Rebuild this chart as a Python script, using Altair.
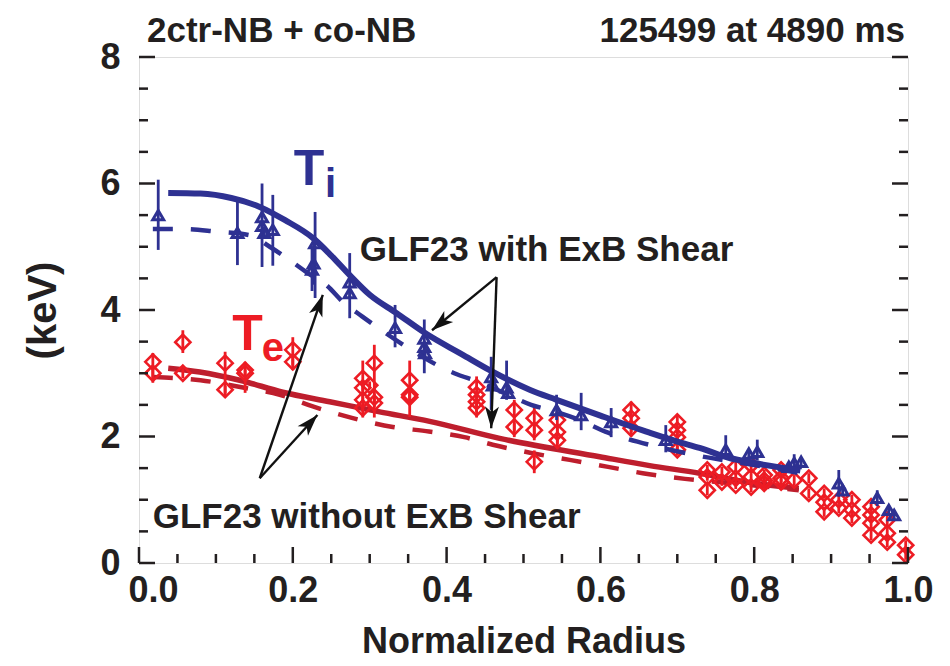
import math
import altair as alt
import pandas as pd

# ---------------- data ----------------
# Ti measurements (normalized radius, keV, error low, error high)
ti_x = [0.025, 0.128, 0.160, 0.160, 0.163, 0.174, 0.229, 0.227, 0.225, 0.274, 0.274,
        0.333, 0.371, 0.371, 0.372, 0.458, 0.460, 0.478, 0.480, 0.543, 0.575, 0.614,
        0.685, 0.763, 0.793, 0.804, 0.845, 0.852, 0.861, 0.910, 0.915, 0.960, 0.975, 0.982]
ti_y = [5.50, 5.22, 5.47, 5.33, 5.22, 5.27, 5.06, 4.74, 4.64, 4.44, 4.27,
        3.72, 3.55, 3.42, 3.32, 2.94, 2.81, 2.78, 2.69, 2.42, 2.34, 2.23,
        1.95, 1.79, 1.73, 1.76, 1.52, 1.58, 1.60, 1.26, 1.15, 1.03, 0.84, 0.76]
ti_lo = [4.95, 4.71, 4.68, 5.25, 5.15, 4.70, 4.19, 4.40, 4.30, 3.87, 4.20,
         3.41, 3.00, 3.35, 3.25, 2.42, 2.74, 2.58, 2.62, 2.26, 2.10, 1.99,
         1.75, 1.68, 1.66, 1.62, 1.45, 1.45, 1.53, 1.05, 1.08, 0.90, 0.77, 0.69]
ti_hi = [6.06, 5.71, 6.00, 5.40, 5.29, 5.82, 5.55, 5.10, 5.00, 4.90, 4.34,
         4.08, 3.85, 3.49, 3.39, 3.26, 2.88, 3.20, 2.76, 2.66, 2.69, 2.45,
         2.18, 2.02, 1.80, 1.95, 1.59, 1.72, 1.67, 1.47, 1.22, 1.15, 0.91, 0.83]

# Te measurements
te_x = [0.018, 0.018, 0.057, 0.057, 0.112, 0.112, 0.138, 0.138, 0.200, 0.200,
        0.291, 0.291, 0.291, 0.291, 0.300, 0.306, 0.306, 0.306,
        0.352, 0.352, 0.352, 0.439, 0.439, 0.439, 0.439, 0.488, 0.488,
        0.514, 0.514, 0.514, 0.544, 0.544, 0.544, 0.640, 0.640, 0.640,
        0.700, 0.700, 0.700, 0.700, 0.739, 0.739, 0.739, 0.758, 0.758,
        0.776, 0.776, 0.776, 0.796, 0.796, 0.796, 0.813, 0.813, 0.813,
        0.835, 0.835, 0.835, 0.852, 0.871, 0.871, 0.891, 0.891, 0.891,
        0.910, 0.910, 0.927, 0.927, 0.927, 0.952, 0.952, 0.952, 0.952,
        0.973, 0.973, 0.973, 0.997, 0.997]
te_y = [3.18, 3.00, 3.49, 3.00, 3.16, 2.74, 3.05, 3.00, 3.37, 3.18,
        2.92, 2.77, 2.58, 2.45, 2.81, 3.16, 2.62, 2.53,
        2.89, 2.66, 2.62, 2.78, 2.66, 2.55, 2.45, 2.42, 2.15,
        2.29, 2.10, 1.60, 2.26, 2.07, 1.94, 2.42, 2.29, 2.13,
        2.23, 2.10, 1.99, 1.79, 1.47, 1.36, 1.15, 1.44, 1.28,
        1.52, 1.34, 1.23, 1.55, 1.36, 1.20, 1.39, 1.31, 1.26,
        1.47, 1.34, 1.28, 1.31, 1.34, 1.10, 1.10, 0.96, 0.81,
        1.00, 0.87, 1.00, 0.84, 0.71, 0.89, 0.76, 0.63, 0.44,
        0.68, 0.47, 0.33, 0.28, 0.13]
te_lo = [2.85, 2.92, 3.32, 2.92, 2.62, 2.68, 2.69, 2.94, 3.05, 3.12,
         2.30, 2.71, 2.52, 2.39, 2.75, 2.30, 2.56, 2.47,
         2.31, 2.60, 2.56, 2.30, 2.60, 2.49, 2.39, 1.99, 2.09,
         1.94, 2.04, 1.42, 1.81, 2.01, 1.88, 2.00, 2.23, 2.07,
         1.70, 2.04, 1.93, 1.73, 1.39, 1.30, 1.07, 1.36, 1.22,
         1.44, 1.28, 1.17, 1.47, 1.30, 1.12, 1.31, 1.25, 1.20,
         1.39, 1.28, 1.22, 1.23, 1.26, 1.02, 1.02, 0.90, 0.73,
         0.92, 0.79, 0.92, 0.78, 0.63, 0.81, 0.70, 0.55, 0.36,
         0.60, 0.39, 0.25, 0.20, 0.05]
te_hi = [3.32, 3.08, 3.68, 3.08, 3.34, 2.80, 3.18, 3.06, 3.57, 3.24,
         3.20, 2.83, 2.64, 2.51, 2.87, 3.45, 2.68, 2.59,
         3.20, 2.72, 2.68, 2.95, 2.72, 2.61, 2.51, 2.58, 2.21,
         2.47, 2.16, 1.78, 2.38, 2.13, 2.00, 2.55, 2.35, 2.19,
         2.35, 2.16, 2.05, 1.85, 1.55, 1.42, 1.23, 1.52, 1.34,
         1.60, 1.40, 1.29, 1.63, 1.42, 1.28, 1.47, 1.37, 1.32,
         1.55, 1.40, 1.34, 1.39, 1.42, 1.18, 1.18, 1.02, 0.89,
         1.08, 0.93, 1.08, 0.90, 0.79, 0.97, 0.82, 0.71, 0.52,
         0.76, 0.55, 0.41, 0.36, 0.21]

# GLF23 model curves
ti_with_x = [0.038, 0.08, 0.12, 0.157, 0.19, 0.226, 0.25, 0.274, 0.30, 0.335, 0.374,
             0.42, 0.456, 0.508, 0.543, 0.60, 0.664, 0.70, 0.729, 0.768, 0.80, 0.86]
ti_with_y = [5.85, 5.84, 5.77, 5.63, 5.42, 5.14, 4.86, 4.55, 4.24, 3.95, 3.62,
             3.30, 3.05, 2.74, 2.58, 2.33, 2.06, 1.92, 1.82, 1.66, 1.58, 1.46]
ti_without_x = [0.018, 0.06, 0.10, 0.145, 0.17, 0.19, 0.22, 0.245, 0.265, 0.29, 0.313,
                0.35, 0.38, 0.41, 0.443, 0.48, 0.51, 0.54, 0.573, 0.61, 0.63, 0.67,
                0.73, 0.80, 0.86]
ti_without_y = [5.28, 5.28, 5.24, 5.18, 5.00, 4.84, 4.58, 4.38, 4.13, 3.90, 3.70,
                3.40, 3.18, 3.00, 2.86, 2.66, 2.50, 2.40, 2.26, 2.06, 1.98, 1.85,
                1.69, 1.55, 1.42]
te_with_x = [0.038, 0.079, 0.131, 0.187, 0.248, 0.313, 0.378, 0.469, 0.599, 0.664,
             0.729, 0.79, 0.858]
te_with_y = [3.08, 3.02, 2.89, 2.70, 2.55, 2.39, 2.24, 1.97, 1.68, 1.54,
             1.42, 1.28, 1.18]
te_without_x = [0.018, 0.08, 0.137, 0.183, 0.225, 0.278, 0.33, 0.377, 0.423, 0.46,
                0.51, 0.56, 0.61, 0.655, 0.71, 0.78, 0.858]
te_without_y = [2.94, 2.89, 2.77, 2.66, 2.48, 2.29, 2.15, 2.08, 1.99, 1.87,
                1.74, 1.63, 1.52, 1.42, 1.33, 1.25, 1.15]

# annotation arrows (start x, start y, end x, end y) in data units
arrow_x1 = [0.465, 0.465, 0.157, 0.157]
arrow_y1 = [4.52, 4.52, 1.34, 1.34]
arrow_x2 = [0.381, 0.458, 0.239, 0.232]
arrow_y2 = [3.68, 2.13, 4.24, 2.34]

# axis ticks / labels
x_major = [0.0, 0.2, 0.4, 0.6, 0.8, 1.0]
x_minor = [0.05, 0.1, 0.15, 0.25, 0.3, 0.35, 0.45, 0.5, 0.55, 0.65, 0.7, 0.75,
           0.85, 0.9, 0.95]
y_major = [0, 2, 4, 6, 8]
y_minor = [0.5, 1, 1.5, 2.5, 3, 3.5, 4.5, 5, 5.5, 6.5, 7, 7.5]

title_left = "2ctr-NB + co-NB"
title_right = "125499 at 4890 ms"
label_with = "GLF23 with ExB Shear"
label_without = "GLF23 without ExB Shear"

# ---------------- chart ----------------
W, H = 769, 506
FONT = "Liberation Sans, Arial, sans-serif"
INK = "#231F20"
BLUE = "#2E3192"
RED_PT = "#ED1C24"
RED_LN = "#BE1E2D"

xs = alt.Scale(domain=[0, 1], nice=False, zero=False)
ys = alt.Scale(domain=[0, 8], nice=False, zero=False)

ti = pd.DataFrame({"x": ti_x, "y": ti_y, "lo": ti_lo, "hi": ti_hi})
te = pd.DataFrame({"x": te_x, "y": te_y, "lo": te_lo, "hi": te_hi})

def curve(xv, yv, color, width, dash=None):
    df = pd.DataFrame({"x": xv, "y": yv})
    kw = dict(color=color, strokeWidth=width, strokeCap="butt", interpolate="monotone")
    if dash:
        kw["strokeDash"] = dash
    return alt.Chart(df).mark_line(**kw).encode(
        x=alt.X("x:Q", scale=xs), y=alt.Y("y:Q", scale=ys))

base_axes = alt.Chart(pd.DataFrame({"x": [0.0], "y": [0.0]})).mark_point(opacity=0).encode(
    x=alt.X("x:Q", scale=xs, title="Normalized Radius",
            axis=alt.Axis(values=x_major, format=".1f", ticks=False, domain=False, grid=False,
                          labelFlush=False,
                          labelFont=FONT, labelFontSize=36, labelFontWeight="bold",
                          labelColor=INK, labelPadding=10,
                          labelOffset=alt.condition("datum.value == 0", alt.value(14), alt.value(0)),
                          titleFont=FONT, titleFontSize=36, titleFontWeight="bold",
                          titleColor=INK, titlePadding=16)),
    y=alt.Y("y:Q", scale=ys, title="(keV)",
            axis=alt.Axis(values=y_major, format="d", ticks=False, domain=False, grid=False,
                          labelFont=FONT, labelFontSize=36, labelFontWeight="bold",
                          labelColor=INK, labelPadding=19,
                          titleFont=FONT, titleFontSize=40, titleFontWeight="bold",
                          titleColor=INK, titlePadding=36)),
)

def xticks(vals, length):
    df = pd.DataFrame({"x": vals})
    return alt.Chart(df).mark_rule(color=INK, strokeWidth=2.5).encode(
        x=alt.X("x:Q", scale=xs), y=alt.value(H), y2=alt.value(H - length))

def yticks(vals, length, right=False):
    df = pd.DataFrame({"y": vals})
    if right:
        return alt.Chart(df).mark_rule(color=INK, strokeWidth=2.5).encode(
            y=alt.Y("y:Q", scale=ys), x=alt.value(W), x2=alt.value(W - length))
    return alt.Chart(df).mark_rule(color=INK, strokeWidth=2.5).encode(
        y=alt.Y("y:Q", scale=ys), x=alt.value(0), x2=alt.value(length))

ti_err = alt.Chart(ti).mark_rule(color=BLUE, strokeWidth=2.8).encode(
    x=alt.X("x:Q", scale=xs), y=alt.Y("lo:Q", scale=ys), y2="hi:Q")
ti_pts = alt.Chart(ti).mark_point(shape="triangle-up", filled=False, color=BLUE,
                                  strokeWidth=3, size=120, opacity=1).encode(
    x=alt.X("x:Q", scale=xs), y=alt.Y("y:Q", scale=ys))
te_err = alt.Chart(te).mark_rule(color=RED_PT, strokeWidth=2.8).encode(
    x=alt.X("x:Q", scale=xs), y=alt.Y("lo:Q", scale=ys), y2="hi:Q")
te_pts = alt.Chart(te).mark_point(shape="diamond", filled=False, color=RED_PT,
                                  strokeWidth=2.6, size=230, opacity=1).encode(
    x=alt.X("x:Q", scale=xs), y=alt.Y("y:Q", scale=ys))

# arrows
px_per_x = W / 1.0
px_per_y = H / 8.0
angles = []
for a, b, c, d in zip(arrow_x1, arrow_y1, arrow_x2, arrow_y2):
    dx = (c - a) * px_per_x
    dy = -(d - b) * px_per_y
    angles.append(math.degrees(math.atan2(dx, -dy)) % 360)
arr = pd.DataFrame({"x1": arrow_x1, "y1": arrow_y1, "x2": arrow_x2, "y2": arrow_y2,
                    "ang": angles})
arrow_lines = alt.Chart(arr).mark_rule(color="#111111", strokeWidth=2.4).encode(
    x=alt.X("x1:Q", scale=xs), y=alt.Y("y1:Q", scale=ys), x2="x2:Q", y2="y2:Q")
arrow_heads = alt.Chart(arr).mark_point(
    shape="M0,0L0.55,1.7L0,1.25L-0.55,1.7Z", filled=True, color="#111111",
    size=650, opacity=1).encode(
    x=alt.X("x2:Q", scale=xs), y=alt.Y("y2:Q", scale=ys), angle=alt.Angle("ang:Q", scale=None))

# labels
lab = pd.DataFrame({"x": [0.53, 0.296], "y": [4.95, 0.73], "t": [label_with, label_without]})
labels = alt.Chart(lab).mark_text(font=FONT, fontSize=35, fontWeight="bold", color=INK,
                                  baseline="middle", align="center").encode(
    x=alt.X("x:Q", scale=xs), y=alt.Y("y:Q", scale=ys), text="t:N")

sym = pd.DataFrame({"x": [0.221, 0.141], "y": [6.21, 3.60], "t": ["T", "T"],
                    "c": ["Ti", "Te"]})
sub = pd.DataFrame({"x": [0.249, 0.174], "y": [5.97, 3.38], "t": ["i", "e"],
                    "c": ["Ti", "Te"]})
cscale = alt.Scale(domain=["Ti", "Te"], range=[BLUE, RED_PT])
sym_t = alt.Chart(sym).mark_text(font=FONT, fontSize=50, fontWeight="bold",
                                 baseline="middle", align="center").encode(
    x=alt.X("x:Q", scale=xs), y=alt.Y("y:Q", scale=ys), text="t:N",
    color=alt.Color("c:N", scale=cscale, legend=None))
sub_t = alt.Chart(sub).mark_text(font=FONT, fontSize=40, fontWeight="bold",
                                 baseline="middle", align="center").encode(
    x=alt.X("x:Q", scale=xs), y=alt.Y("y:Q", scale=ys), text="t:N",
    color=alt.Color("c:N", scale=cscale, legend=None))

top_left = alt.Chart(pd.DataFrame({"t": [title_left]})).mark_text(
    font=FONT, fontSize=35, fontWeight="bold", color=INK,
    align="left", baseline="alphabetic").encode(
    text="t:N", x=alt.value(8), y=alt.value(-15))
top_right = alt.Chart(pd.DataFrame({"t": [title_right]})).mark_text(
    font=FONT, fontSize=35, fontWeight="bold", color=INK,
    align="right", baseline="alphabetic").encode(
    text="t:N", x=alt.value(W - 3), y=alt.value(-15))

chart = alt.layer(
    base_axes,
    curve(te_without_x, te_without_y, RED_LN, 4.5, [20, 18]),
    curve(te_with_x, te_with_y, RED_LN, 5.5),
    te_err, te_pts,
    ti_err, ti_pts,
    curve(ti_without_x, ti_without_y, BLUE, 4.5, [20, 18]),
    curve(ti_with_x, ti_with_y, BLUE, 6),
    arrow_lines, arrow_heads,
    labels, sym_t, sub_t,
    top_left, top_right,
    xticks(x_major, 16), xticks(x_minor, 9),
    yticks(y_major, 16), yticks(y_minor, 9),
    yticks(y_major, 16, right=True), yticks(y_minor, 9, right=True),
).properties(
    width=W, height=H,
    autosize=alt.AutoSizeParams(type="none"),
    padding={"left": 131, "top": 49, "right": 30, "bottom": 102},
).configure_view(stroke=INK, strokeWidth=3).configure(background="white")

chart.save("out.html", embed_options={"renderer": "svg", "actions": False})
================================
Stated goal:
From the opening line of the listing above through the line bearing "import pandas as pd", repeat each line exactly. Drop every picture.

Solution for this task:
Rebuild this chart as a Python script, using Altair.
import math
import altair as alt
import pandas as pd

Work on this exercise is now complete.